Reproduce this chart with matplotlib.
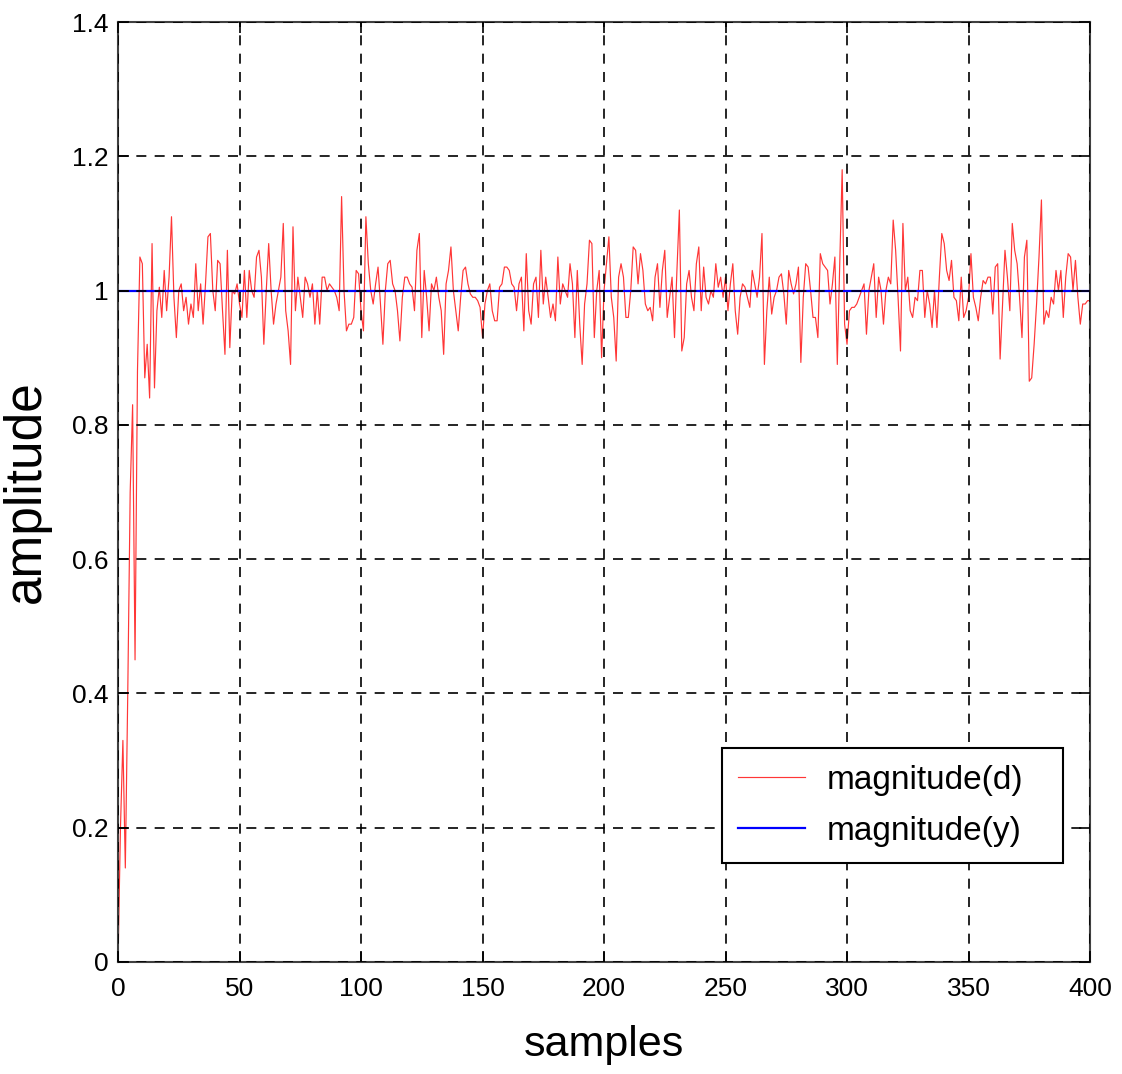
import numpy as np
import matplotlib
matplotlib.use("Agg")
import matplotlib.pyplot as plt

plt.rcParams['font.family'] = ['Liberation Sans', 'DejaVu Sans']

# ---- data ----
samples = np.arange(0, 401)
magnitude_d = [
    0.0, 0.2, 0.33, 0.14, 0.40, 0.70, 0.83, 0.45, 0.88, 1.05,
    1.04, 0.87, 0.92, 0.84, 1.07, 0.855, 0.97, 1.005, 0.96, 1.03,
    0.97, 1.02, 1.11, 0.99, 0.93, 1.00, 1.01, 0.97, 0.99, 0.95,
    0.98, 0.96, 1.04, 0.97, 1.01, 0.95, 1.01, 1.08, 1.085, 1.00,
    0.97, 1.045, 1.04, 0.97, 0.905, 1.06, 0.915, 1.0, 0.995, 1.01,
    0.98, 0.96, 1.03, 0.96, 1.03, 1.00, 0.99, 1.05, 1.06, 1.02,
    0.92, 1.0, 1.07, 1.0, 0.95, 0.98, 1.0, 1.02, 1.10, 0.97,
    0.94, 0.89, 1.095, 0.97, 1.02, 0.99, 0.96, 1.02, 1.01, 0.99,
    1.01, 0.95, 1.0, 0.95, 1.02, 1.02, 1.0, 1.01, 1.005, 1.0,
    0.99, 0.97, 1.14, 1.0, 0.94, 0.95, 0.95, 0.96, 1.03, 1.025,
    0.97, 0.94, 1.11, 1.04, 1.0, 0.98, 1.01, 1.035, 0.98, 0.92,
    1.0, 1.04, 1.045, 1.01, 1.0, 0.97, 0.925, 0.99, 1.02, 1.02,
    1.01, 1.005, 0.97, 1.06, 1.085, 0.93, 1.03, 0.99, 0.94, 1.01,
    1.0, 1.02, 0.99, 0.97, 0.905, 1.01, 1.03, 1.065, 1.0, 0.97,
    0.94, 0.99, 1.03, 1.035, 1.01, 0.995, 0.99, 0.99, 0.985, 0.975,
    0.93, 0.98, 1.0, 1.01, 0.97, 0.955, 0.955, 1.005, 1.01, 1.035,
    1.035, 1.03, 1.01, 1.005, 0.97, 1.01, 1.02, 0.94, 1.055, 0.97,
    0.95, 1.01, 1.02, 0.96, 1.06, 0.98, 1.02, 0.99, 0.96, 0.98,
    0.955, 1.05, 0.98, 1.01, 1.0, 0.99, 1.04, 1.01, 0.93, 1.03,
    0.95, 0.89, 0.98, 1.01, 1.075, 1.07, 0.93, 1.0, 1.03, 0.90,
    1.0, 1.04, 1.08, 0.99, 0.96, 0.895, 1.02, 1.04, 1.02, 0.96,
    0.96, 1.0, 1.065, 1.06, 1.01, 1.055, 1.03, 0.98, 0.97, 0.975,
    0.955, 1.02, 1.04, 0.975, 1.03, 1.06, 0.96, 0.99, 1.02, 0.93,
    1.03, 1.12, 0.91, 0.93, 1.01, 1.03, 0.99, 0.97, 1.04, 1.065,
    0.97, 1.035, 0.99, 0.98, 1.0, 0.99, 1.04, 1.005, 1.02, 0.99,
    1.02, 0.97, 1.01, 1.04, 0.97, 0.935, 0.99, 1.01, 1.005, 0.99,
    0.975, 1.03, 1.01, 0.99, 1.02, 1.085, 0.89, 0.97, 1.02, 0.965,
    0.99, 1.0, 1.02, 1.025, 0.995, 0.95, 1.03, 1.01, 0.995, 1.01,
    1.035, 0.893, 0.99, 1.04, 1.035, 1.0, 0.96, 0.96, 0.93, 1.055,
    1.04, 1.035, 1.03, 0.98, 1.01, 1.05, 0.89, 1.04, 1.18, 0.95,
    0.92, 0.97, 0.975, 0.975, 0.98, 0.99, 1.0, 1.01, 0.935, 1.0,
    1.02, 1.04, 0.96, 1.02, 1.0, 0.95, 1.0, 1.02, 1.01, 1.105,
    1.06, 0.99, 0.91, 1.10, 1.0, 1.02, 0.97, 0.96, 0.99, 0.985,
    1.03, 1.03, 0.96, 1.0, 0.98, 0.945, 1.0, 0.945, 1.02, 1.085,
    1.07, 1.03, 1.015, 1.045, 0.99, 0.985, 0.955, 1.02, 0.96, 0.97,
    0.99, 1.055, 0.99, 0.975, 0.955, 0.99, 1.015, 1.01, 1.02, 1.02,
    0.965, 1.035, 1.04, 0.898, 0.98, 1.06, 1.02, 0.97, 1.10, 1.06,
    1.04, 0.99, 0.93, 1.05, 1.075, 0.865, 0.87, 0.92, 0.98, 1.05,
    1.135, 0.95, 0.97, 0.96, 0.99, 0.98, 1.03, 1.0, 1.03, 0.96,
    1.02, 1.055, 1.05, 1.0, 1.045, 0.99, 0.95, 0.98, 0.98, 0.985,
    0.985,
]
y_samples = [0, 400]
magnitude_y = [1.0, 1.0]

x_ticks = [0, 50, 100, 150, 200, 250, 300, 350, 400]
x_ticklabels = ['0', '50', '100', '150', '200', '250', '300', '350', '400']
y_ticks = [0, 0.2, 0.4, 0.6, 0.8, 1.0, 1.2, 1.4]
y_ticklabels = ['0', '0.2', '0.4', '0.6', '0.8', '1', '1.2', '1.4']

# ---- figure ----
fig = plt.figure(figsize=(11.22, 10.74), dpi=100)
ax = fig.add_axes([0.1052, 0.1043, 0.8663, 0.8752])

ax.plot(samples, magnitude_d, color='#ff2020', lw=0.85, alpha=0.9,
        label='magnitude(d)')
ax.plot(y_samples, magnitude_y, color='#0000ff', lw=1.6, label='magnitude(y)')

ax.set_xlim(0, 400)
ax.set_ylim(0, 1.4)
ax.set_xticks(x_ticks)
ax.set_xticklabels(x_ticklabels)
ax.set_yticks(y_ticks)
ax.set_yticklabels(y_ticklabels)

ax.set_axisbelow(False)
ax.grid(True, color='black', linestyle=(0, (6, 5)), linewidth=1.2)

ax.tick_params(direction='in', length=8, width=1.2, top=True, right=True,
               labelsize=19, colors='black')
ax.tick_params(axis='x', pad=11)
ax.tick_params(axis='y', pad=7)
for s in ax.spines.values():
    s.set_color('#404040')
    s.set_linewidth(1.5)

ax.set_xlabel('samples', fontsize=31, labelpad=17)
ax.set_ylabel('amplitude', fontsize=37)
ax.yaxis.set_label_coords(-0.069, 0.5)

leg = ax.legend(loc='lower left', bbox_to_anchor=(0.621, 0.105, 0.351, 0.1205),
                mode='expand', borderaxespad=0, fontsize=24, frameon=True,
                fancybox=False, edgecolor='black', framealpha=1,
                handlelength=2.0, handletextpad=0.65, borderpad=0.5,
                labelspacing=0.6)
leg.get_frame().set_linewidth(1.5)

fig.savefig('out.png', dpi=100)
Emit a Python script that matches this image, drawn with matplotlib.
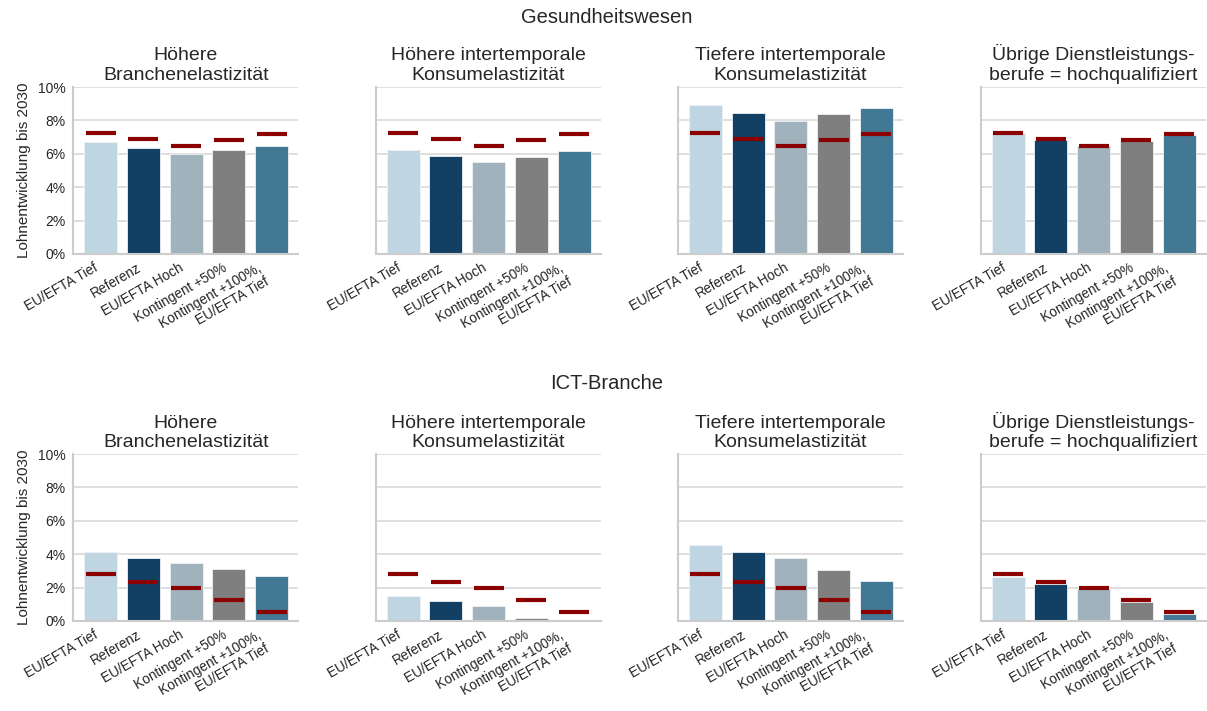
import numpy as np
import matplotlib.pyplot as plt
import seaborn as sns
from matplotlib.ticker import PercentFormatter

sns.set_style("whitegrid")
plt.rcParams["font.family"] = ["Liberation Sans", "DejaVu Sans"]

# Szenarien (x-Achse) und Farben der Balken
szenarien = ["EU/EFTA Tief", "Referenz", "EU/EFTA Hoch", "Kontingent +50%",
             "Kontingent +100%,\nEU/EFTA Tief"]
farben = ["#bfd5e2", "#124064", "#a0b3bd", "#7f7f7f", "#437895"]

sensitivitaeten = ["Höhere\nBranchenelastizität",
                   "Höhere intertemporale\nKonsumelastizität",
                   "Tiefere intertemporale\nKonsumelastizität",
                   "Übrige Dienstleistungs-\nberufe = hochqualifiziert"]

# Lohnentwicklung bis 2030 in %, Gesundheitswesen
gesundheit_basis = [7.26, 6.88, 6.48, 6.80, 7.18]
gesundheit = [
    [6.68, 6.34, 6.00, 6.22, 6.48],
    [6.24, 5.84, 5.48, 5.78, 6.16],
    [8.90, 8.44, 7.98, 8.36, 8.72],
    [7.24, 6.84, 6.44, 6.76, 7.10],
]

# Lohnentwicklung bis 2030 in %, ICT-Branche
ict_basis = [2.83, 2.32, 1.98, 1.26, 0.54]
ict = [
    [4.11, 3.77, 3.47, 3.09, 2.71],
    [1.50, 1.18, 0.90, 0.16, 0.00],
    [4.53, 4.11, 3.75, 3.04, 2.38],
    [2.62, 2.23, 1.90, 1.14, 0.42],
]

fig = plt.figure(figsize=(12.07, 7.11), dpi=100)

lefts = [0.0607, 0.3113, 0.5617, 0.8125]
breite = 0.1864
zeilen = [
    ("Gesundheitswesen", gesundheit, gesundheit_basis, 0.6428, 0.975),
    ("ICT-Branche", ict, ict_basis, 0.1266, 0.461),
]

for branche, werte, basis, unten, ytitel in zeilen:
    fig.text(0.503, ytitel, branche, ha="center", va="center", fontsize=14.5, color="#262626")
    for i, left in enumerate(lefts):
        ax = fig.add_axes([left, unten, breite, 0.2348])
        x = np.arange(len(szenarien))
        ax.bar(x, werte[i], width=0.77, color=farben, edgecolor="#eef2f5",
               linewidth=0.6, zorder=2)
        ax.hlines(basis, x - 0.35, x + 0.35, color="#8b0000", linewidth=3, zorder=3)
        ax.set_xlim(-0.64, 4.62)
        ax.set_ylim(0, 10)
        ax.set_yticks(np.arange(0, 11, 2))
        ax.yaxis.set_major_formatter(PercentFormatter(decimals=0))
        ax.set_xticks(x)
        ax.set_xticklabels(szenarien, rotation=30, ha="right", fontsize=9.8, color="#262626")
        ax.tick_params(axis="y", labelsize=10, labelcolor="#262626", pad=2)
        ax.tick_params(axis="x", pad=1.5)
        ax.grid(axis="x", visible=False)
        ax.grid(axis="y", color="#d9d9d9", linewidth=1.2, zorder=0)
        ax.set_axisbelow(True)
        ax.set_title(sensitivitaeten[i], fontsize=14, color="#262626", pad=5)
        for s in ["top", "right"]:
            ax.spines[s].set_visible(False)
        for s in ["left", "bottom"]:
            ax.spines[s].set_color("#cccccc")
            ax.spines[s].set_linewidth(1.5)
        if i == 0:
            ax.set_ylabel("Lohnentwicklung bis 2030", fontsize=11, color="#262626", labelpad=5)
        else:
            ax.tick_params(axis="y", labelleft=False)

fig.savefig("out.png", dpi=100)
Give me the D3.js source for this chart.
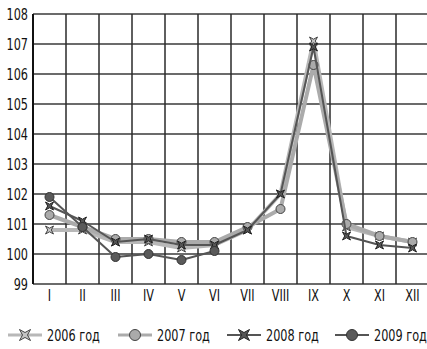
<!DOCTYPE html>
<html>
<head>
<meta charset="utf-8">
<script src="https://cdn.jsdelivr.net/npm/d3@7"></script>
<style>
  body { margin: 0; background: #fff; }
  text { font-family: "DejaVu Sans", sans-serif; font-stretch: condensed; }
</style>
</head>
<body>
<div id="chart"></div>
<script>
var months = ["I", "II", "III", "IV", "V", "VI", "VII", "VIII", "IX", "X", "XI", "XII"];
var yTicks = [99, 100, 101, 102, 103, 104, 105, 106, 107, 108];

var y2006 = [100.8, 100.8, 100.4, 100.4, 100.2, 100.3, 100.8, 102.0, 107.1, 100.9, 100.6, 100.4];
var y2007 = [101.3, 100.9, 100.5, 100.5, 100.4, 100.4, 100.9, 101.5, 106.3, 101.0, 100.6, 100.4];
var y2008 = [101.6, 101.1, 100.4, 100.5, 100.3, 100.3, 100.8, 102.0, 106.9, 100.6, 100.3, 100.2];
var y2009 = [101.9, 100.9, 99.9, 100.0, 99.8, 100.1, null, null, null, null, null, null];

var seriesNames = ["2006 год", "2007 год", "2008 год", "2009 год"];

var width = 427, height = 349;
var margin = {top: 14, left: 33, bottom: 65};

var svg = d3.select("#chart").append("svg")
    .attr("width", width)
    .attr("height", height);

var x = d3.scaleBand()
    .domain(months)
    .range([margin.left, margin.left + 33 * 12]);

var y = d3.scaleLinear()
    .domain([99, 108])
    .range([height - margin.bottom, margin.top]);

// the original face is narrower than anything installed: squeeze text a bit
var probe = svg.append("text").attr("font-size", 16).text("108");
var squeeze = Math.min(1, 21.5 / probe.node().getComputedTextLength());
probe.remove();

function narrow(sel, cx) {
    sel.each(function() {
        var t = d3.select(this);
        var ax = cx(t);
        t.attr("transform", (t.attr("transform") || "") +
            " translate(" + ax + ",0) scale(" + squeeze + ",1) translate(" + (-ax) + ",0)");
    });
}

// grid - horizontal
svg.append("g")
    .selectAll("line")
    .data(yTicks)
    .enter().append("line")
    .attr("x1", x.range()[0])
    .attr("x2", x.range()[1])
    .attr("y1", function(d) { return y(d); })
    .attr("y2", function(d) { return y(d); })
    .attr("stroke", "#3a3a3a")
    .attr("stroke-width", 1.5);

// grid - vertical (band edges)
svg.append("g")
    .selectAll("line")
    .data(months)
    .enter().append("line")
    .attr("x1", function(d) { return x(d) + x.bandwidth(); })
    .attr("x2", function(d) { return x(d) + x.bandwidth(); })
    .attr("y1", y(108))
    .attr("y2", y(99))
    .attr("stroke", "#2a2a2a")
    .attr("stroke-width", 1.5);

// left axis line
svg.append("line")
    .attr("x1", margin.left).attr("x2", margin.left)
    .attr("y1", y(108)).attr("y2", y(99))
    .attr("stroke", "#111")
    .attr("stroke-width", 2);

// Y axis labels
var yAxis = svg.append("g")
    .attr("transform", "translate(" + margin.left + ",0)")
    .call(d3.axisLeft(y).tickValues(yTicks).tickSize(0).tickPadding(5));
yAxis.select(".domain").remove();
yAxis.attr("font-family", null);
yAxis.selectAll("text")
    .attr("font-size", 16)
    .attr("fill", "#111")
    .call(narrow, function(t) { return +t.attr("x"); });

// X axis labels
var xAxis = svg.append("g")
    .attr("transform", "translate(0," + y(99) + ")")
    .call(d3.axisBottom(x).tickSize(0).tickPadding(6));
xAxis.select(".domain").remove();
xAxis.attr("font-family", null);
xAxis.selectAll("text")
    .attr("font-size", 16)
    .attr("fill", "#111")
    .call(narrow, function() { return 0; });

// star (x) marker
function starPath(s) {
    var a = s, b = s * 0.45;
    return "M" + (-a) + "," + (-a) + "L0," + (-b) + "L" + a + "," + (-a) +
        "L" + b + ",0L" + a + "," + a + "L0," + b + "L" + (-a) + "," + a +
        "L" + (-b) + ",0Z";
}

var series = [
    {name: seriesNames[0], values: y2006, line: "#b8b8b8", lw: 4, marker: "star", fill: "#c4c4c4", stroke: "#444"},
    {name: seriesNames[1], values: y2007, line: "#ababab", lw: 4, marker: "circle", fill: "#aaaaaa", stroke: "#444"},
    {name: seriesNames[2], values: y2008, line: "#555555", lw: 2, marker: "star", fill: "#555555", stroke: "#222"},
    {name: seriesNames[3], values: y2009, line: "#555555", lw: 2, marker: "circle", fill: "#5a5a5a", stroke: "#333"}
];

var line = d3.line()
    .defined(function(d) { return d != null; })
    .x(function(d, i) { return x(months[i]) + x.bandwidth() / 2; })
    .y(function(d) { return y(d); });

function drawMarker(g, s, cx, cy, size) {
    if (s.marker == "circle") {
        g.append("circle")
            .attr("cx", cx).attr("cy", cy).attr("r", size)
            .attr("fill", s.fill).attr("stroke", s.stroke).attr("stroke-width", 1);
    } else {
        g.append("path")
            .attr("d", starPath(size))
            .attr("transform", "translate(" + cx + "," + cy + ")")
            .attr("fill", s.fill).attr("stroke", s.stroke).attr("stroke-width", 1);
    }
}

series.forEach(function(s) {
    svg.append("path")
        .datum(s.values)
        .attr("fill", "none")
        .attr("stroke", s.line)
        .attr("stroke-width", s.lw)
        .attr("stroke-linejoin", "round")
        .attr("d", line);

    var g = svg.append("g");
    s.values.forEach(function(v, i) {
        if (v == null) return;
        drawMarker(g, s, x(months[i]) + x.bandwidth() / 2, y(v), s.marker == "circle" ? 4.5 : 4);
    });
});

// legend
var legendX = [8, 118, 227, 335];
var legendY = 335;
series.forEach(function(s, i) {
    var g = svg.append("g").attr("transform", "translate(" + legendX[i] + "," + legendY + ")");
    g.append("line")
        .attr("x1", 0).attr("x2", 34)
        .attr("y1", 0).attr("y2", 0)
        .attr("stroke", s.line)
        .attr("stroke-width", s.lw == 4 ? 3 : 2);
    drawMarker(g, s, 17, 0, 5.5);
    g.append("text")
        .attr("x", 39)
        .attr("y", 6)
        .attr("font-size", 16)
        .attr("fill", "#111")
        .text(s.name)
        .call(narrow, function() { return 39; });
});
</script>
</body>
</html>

+ + + +

GOAL OF THE EXERCISE - Above are some records. Reproduce the lines from the one with "Give me the D3.js source for this chart." down to the one with "106, 107, 108];", keeping both, and leave every picture out.

ANSWER FOR THIS EXERCISE -
Give me the D3.js source for this chart.
<!DOCTYPE html>
<html>
<head>
<meta charset="utf-8">
<script src="https://cdn.jsdelivr.net/npm/d3@7"></script>
<style>
  body { margin: 0; background: #fff; }
  text { font-family: "DejaVu Sans", sans-serif; font-stretch: condensed; }
</style>
</head>
<body>
<div id="chart"></div>
<script>
var months = ["I", "II", "III", "IV", "V", "VI", "VII", "VIII", "IX", "X", "XI", "XII"];
var yTicks = [99, 100, 101, 102, 103, 104, 105, 106, 107, 108];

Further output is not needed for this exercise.